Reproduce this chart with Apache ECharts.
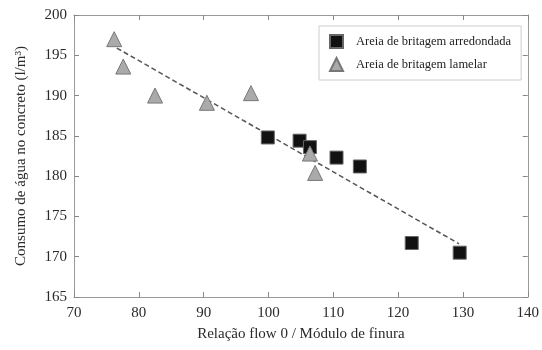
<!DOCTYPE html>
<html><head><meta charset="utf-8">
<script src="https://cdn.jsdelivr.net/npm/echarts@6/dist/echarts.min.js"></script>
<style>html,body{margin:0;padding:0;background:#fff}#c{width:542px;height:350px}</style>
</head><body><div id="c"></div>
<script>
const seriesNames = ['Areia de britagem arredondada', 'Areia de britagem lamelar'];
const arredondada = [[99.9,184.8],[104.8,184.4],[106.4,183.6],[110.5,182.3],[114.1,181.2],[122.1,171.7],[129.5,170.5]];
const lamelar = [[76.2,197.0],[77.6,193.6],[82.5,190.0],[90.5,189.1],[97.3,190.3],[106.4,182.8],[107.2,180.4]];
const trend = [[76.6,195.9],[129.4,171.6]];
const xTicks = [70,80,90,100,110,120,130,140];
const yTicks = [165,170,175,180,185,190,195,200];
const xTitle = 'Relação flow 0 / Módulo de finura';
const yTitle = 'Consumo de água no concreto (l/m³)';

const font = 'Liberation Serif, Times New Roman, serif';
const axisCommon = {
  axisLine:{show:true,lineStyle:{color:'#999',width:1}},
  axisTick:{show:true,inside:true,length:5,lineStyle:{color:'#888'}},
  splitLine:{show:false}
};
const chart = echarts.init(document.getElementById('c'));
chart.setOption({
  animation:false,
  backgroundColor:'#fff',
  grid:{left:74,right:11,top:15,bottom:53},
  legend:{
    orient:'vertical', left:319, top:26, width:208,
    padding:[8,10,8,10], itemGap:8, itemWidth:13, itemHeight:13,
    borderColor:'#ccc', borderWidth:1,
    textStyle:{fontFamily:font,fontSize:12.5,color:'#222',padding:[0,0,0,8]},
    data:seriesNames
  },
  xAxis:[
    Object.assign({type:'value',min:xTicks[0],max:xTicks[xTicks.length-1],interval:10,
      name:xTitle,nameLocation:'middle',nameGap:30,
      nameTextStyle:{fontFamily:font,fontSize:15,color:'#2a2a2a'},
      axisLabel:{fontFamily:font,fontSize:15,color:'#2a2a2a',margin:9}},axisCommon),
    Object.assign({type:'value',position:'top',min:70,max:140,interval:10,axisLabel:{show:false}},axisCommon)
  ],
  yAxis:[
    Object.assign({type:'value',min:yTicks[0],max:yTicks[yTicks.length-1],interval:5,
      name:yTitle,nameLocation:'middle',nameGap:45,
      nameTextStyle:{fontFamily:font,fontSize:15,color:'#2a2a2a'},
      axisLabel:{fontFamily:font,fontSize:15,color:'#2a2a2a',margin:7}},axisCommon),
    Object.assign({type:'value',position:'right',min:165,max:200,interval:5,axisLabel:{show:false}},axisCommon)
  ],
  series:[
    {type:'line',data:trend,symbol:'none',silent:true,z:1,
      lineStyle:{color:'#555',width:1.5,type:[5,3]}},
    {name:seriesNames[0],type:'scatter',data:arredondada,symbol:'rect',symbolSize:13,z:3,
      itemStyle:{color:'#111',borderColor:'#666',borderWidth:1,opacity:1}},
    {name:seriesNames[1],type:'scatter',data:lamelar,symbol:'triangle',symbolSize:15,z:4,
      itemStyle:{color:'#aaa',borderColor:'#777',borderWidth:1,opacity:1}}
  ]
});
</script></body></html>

+-------+

Repeat all the data as it stands, dropping any images it holds.

Reproduce this chart with Apache ECharts.
<!DOCTYPE html>
<html><head><meta charset="utf-8">
<script src="https://cdn.jsdelivr.net/npm/echarts@6/dist/echarts.min.js"></script>
<style>html,body{margin:0;padding:0;background:#fff}#c{width:542px;height:350px}</style>
</head><body><div id="c"></div>
<script>
const seriesNames = ['Areia de britagem arredondada', 'Areia de britagem lamelar'];
const arredondada = [[99.9,184.8],[104.8,184.4],[106.4,183.6],[110.5,182.3],[114.1,181.2],[122.1,171.7],[129.5,170.5]];
const lamelar = [[76.2,197.0],[77.6,193.6],[82.5,190.0],[90.5,189.1],[97.3,190.3],[106.4,182.8],[107.2,180.4]];
const trend = [[76.6,195.9],[129.4,171.6]];
const xTicks = [70,80,90,100,110,120,130,140];
const yTicks = [165,170,175,180,185,190,195,200];
const xTitle = 'Relação flow 0 / Módulo de finura';
const yTitle = 'Consumo de água no concreto (l/m³)';

const font = 'Liberation Serif, Times New Roman, serif';
const axisCommon = {
  axisLine:{show:true,lineStyle:{color:'#999',width:1}},
  axisTick:{show:true,inside:true,length:5,lineStyle:{color:'#888'}},
  splitLine:{show:false}
};
const chart = echarts.init(document.getElementById('c'));
chart.setOption({
  animation:false,
  backgroundColor:'#fff',
  grid:{left:74,right:11,top:15,bottom:53},
  legend:{
    orient:'vertical', left:319, top:26, width:208,
    padding:[8,10,8,10], itemGap:8, itemWidth:13, itemHeight:13,
    borderColor:'#ccc', borderWidth:1,
    textStyle:{fontFamily:font,fontSize:12.5,color:'#222',padding:[0,0,0,8]},
    data:seriesNames
  },
  xAxis:[
    Object.assign({type:'value',min:xTicks[0],max:xTicks[xTicks.length-1],interval:10,
      name:xTitle,nameLocation:'middle',nameGap:30,
      nameTextStyle:{fontFamily:font,fontSize:15,color:'#2a2a2a'},
      axisLabel:{fontFamily:font,fontSize:15,color:'#2a2a2a',margin:9}},axisCommon),
    Object.assign({type:'value',position:'top',min:70,max:140,interval:10,axisLabel:{show:false}},axisCommon)
  ],
  yAxis:[
    Object.assign({type:'value',min:yTicks[0],max:yTicks[yTicks.length-1],interval:5,
      name:yTitle,nameLocation:'middle',nameGap:45,
      nameTextStyle:{fontFamily:font,fontSize:15,color:'#2a2a2a'},
      axisLabel:{fontFamily:font,fontSize:15,color:'#2a2a2a',margin:7}},axisCommon),
    Object.assign({type:'value',position:'right',min:165,max:200,interval:5,axisLabel:{show:false}},axisCommon)
  ],
  series:[
    {type:'line',data:trend,symbol:'none',silent:true,z:1,
      lineStyle:{color:'#555',width:1.5,type:[5,3]}},
    {name:seriesNames[0],type:'scatter',data:arredondada,symbol:'rect',symbolSize:13,z:3,
      itemStyle:{color:'#111',borderColor:'#666',borderWidth:1,opacity:1}},
    {name:seriesNames[1],type:'scatter',data:lamelar,symbol:'triangle',symbolSize:15,z:4,
      itemStyle:{color:'#aaa',borderColor:'#777',borderWidth:1,opacity:1}}
  ]
});
</script></body></html>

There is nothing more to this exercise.